Keep the pictures out and restate every record exactly.

=== STORED DATA ===

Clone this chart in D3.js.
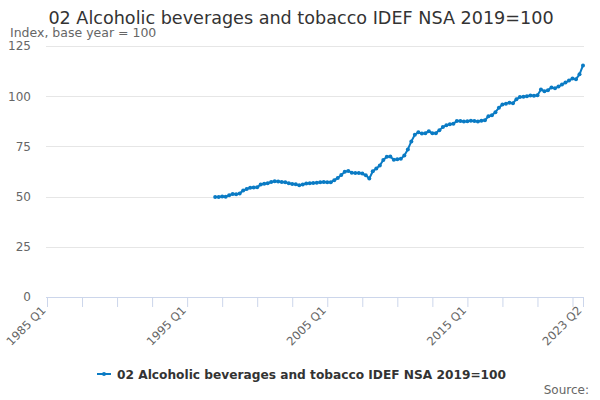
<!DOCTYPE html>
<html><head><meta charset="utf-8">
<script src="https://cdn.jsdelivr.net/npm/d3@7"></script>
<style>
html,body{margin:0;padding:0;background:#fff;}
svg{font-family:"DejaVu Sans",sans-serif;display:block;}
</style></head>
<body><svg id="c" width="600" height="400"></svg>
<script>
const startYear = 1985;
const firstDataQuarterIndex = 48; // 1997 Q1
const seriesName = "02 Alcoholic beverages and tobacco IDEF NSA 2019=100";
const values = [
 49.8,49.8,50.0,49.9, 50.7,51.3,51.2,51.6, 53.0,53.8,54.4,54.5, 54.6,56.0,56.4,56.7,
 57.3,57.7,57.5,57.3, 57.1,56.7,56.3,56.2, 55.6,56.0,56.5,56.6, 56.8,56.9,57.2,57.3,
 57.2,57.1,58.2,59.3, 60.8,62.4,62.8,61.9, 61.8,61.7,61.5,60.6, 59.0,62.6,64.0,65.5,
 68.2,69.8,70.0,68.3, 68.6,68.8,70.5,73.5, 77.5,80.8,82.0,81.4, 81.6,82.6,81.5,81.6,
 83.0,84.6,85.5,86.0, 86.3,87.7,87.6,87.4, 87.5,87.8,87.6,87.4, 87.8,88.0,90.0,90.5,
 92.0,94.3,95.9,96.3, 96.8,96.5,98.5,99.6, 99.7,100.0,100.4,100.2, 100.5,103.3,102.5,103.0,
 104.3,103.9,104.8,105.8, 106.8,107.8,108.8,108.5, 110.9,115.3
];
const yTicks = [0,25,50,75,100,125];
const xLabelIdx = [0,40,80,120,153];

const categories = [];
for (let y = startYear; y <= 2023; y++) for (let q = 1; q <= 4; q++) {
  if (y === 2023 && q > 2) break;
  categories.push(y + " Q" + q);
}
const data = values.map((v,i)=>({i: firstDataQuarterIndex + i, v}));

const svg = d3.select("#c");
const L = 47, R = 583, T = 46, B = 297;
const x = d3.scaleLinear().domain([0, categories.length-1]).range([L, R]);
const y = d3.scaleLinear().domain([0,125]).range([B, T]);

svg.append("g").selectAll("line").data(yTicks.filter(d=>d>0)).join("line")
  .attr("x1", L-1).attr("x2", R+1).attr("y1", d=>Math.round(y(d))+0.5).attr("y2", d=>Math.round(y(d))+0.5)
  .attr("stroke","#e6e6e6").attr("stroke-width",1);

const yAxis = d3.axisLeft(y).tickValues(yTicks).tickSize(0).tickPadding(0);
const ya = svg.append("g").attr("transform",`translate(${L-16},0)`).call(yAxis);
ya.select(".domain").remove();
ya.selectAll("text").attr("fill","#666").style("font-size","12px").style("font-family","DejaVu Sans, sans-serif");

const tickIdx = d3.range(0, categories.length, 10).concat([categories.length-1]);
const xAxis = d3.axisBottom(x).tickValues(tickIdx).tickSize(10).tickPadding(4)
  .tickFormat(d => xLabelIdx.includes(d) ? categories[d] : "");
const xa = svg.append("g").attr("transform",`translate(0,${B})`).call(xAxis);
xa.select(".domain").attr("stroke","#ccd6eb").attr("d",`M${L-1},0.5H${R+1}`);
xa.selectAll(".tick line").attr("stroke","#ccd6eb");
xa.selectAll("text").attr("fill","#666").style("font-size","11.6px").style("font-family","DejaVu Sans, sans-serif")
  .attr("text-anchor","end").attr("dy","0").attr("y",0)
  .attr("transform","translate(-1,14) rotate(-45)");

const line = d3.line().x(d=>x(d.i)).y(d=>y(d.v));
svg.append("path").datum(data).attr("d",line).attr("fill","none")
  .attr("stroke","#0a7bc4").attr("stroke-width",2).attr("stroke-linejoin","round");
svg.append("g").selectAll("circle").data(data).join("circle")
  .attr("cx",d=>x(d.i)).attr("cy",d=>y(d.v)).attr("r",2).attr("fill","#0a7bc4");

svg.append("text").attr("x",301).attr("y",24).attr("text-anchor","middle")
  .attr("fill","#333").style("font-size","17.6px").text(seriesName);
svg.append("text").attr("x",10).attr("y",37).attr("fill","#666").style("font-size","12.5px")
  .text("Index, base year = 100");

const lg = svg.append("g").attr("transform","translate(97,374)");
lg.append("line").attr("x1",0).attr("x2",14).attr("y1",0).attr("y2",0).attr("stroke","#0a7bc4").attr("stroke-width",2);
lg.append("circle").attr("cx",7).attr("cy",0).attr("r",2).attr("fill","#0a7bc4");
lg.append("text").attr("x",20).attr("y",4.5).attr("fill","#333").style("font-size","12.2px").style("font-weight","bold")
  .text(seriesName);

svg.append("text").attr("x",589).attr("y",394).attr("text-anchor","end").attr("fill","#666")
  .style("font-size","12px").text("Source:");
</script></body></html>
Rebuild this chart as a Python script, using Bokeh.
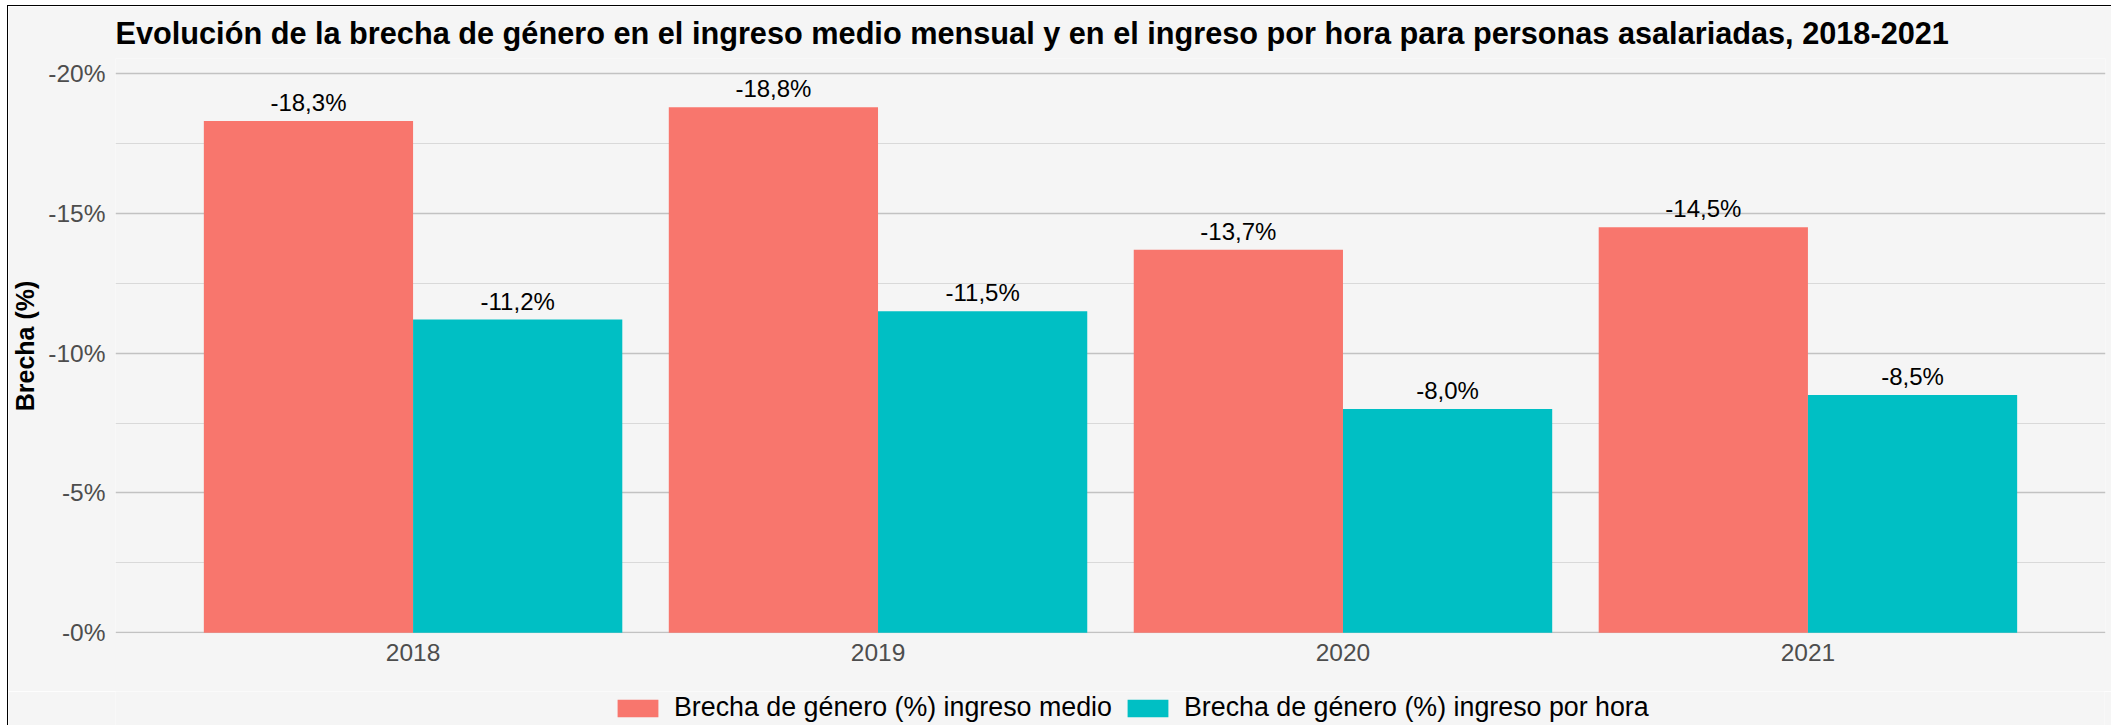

===

TASK RESPONSE »
Clone this chart in D3.js.
<!DOCTYPE html>
<html><head><meta charset="utf-8">
<script src="https://cdn.jsdelivr.net/npm/d3@7"></script>
<style>
html,body{margin:0;padding:0;background:#fff;}
svg{font-family:"DejaVu Sans",sans-serif;display:block;}
</style></head>
<body><svg id="c" width="600" height="400"></svg>
<script>
const startYear = 1985;
const firstDataQuarterIndex = 48; // 1997 Q1
const seriesName = "02 Alcoholic beverages and tobacco IDEF NSA 2019=100";
const values = [
 49.8,49.8,50.0,49.9, 50.7,51.3,51.2,51.6, 53.0,53.8,54.4,54.5, 54.6,56.0,56.4,56.7,
 57.3,57.7,57.5,57.3, 57.1,56.7,56.3,56.2, 55.6,56.0,56.5,56.6, 56.8,56.9,57.2,57.3,
 57.2,57.1,58.2,59.3, 60.8,62.4,62.8,61.9, 61.8,61.7,61.5,60.6, 59.0,62.6,64.0,65.5,
 68.2,69.8,70.0,68.3, 68.6,68.8,70.5,73.5, 77.5,80.8,82.0,81.4, 81.6,82.6,81.5,81.6,
 83.0,84.6,85.5,86.0, 86.3,87.7,87.6,87.4, 87.5,87.8,87.6,87.4, 87.8,88.0,90.0,90.5,
 92.0,94.3,95.9,96.3, 96.8,96.5,98.5,99.6, 99.7,100.0,100.4,100.2, 100.5,103.3,102.5,103.0,
 104.3,103.9,104.8,105.8, 106.8,107.8,108.8,108.5, 110.9,115.3
];
const yTicks = [0,25,50,75,100,125];
const xLabelIdx = [0,40,80,120,153];

const categories = [];
for (let y = startYear; y <= 2023; y++) for (let q = 1; q <= 4; q++) {
  if (y === 2023 && q > 2) break;
  categories.push(y + " Q" + q);
}
const data = values.map((v,i)=>({i: firstDataQuarterIndex + i, v}));

const svg = d3.select("#c");
const L = 47, R = 583, T = 46, B = 297;
const x = d3.scaleLinear().domain([0, categories.length-1]).range([L, R]);
const y = d3.scaleLinear().domain([0,125]).range([B, T]);

svg.append("g").selectAll("line").data(yTicks.filter(d=>d>0)).join("line")
  .attr("x1", L-1).attr("x2", R+1).attr("y1", d=>Math.round(y(d))+0.5).attr("y2", d=>Math.round(y(d))+0.5)
  .attr("stroke","#e6e6e6").attr("stroke-width",1);

const yAxis = d3.axisLeft(y).tickValues(yTicks).tickSize(0).tickPadding(0);
const ya = svg.append("g").attr("transform",`translate(${L-16},0)`).call(yAxis);
ya.select(".domain").remove();
ya.selectAll("text").attr("fill","#666").style("font-size","12px").style("font-family","DejaVu Sans, sans-serif");

const tickIdx = d3.range(0, categories.length, 10).concat([categories.length-1]);
const xAxis = d3.axisBottom(x).tickValues(tickIdx).tickSize(10).tickPadding(4)
  .tickFormat(d => xLabelIdx.includes(d) ? categories[d] : "");
const xa = svg.append("g").attr("transform",`translate(0,${B})`).call(xAxis);
xa.select(".domain").attr("stroke","#ccd6eb").attr("d",`M${L-1},0.5H${R+1}`);
xa.selectAll(".tick line").attr("stroke","#ccd6eb");
xa.selectAll("text").attr("fill","#666").style("font-size","11.6px").style("font-family","DejaVu Sans, sans-serif")
  .attr("text-anchor","end").attr("dy","0").attr("y",0)
  .attr("transform","translate(-1,14) rotate(-45)");

const line = d3.line().x(d=>x(d.i)).y(d=>y(d.v));
svg.append("path").datum(data).attr("d",line).attr("fill","none")
  .attr("stroke","#0a7bc4").attr("stroke-width",2).attr("stroke-linejoin","round");
svg.append("g").selectAll("circle").data(data).join("circle")
  .attr("cx",d=>x(d.i)).attr("cy",d=>y(d.v)).attr("r",2).attr("fill","#0a7bc4");

svg.append("text").attr("x",301).attr("y",24).attr("text-anchor","middle")
  .attr("fill","#333").style("font-size","17.6px").text(seriesName);
svg.append("text").attr("x",10).attr("y",37).attr("fill","#666").style("font-size","12.5px")
  .text("Index, base year = 100");

const lg = svg.append("g").attr("transform","translate(97,374)");
lg.append("line").attr("x1",0).attr("x2",14).attr("y1",0).attr("y2",0).attr("stroke","#0a7bc4").attr("stroke-width",2);
lg.append("circle").attr("cx",7).attr("cy",0).attr("r",2).attr("fill","#0a7bc4");
lg.append("text").attr("x",20).attr("y",4.5).attr("fill","#333").style("font-size","12.2px").style("font-weight","bold")
  .text(seriesName);

svg.append("text").attr("x",589).attr("y",394).attr("text-anchor","end").attr("fill","#666")
  .style("font-size","12px").text("Source:");
</script></body></html>
Rebuild this chart as a Python script, using Bokeh.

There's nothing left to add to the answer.